Get ready for a Bunch of Crazy Stuff to hit college football

The first BCS standings will be released Sunday and if history is a guide, something weird will come out of it.

October 15, 2009|CHRIS DUFRESNE | ON COLLEGE FOOTBALL

The Mercury Astronauts were introduced in 1959, graced the cover of Life Magazine, conquered space and were mythologized in film.

This week we re-introduce you to the star-dudded Space Cadets of the Bowl Championship Series -- they're out of this world, slightly covered in film.

As popular as Mercury . . . poisoning.

Sunday marks the 12th annual unveiling of the BCS standings, which have revolutionized, mesmerized, polarized and some say jeopardized college football -- but they aren't any time soon going to the moon's dark side.

The cast has changed significantly since the first BCS standings in 1998 rolled off Southeastern Conference Commissioner Roy Kramer's press.

The first formula involved only three computers, including a New York Times index offering all the BCS news that was fit to spit. The Grey Lady finally got wise and bailed out for good after 2003.

The Associated Press poll, founded in 1936, lent its name to the formula for six years before, in 2004, issuing a "cease and desist" order in the bloody voting aftermath of the Texas-California quartile battle for a Rose Bowl bid.

The AP, a news organization, claimed it was "shocked" to learn it was part of the BCS and how dare this stink hole besmirch its good name.
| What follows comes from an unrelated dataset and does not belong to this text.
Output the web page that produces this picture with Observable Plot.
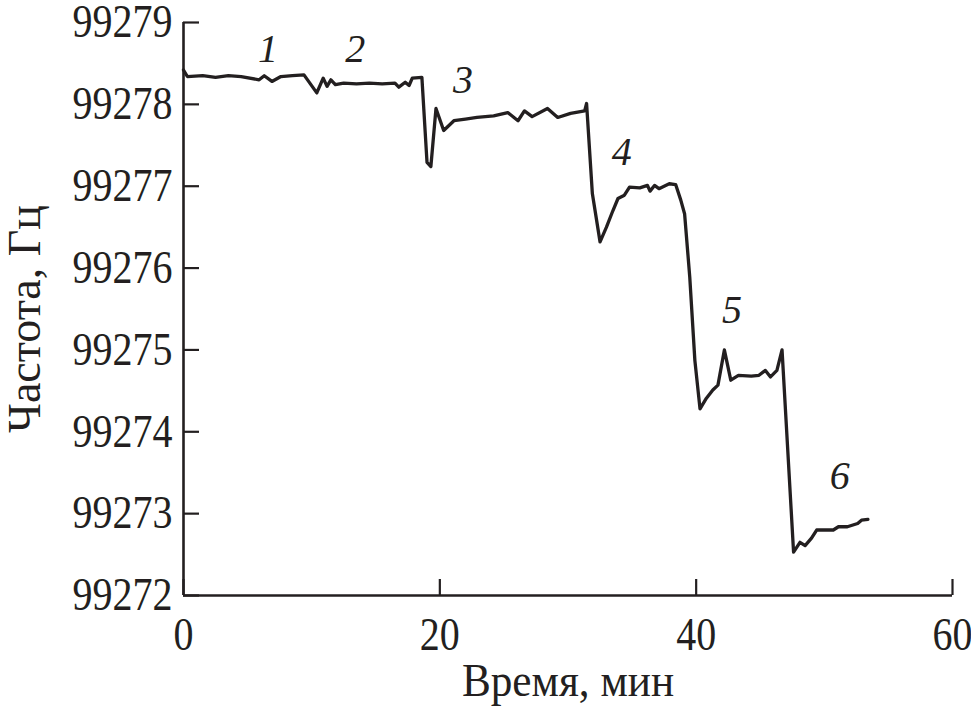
<!DOCTYPE html>
<html><head><meta charset="utf-8">
<script src="https://cdn.jsdelivr.net/npm/d3@7"></script>
<script src="https://cdn.jsdelivr.net/npm/@observablehq/plot@0.6"></script>
<style>
html,body{margin:0;padding:0;background:#fff;}
</style></head><body><div id="chart"></div>
<script>
// ---- data ----
const time = [0, 0.3, 1.5, 2.5, 3.5, 4.5, 5.9, 6.3, 6.9, 7.6, 8.5, 9.4,
  10.4, 10.9, 11.2, 11.5, 11.85, 12.5, 13.5, 14.5, 15.5, 16.5, 16.8, 17.3, 17.6, 17.85, 18.6,
  19.0, 19.3, 19.7, 20.3, 21.1, 22.0, 22.9, 24.2, 25.3, 26.1, 26.6, 27.2, 28.4, 29.2, 30.2, 31.3, 31.45,
  31.9, 32.5, 33.0, 33.5, 33.9, 34.4, 34.8, 35.6, 36.2, 36.4, 36.75, 37.1, 37.9, 38.4, 38.8, 39.1,
  39.5, 39.9, 40.3, 40.8, 41.3, 41.7, 42.2, 42.7, 43.3, 44.3, 44.9, 45.4, 45.8, 46.3, 46.7,
  47.6, 48.1, 48.5, 49.0, 49.4, 50.0, 50.7, 51.1, 51.8, 52.6, 52.9, 53.4];
const freq = [99278.42, 99278.34, 99278.35, 99278.33, 99278.35, 99278.34, 99278.30, 99278.35, 99278.28, 99278.34, 99278.35, 99278.36,
  99278.14, 99278.32, 99278.22, 99278.30, 99278.24, 99278.26, 99278.25, 99278.26, 99278.25, 99278.26, 99278.21, 99278.27, 99278.23, 99278.32, 99278.33,
  99277.29, 99277.24, 99277.95, 99277.68, 99277.80, 99277.82, 99277.84, 99277.86, 99277.90, 99277.80, 99277.92, 99277.85, 99277.95, 99277.84, 99277.89, 99277.92, 99278.01,
  99276.91, 99276.32, 99276.50, 99276.70, 99276.85, 99276.89, 99276.99, 99276.98, 99277.01, 99276.94, 99277.01, 99276.97, 99277.03, 99277.02, 99276.83, 99276.66,
  99275.89, 99274.87, 99274.28, 99274.41, 99274.51, 99274.57, 99275.00, 99274.63, 99274.69, 99274.68, 99274.69, 99274.75, 99274.67, 99274.75, 99275.00,
  99272.53, 99272.65, 99272.61, 99272.70, 99272.80, 99272.80, 99272.80, 99272.84, 99272.84, 99272.88, 99272.92, 99272.93];

const xTicks = [0, 20, 40, 60];
const yTicks = [99272, 99273, 99274, 99275, 99276, 99277, 99278, 99279];

const labelText = ["1", "2", "3", "4", "5", "6"];
const labelTime = [6.6, 13.4, 21.8, 34.2, 42.8, 51.2];
const labelFreq = [99278.68, 99278.68, 99278.29, 99277.41, 99275.48, 99273.46];

const xTitle = "Время, мин";
const yTitle = "Частота, Гц";

// ---- layout ----
const W = 971, H = 709, mL = 183, mR = 19, mT = 22, mB = 114;
const xDom = [0, 60], yDom = [99272, 99279];
const tickPx = 16;
const xPerPx = (xDom[1] - xDom[0]) / (W - mL - mR);
const yPerPx = (yDom[1] - yDom[0]) / (H - mT - mB);
const ink = "#231f20";

const series = time.map((t, i) => ({t, f: freq[i]}));
const labels = labelText.map((s, i) => ({s, t: labelTime[i], f: labelFreq[i]}));

const plot = Plot.plot({
  width: W, height: H,
  marginLeft: mL, marginRight: mR, marginTop: mT, marginBottom: mB,
  style: {fontFamily: "'Liberation Serif','Times New Roman',serif", background: "white", color: ink, overflow: "visible"},
  x: {domain: xDom},
  y: {domain: yDom},
  marks: [
    Plot.axisX({ticks: xTicks, tickSize: 0, tickPadding: 22, fontSize: 46, label: null, tickFormat: d3.format("d"), className: "cond"}),
    Plot.axisY({ticks: yTicks, tickSize: 0, tickPadding: 11, fontSize: 46, label: null, tickFormat: d3.format("d"), className: "cond"}),
    Plot.ruleY(yTicks, {x1: xDom[0], x2: xDom[0] + tickPx * xPerPx, stroke: ink, strokeWidth: 2.2}),
    Plot.ruleX(xTicks, {y1: yDom[0], y2: yDom[0] + tickPx * yPerPx, stroke: ink, strokeWidth: 2.2}),
    Plot.ruleX([xDom[0]], {stroke: ink, strokeWidth: 2.6}),
    Plot.ruleY([yDom[0]], {stroke: ink, strokeWidth: 2.6}),
    Plot.line(series, {x: "t", y: "f", stroke: ink, strokeWidth: 3.3, strokeLinejoin: "round"}),
    Plot.text(labels, {x: "t", y: "f", text: "s", fontStyle: "italic", fontSize: 40, fill: ink}),
    Plot.text([xTitle], {frameAnchor: "bottom", dy: 100, fontSize: 46, fill: ink, className: "xtitle"}),
    Plot.text([yTitle], {frameAnchor: "left", textAnchor: "middle", dx: -158, dy: 10, rotate: -90, fontSize: 46, fill: ink})
  ]
});
document.getElementById("chart").appendChild(plot);
// slightly condensed serif, as in the reference
function condense(sel, k) {
  plot.querySelectorAll(sel).forEach(t => {
    const len = t.getComputedTextLength();
    if (len > 0) {
      t.setAttribute("textLength", (len * k).toFixed(1));
      t.setAttribute("lengthAdjust", "spacingAndGlyphs");
    }
  });
}
condense(".cond text", 0.87);
condense(".xtitle text", 0.94);
</script></body></html>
That was the AP news bulletin. The PM story had quotes.

There are six computers used now in a three-part formula that includes the USA Today coaches' poll and, replacing the AP, the Harris Interactive Index.

The first-ever No. 1 team in BCS standings, Oct. 26, 1998?

That was -- grab the hand rails -- UCLA, which spent one week on top and then went into a decline that has extended through Saturday's 24-10 home loss to Oregon.

The BCS has been around long enough to have its own archives division.

You want bizarre?

Florida and Louisiana State, which have each won two BCS titles, have spent a combined two weeks at No. 1.

Florida has never been No. 1 in the regular-season standings -- although that may change Sunday. The Gators won both of their BCS titles, in 2006 and 2008, after slipping into the No. 2 qualifying spot in the final standings release.

LSU won in 2003 without reaching No. 1 and spent only two weeks on top in 2007, falling all the way to seventh before a miraculous last-weekend ascent from No. 7 to No. 2.

Oklahoma has been ranked No. 1 a record 18 times, with only the 2000 title to show for it. Ohio State owns the consecutive-weeks-at-No. 1 record with 12. Texas leads the nation in BCS standings appearances at 77.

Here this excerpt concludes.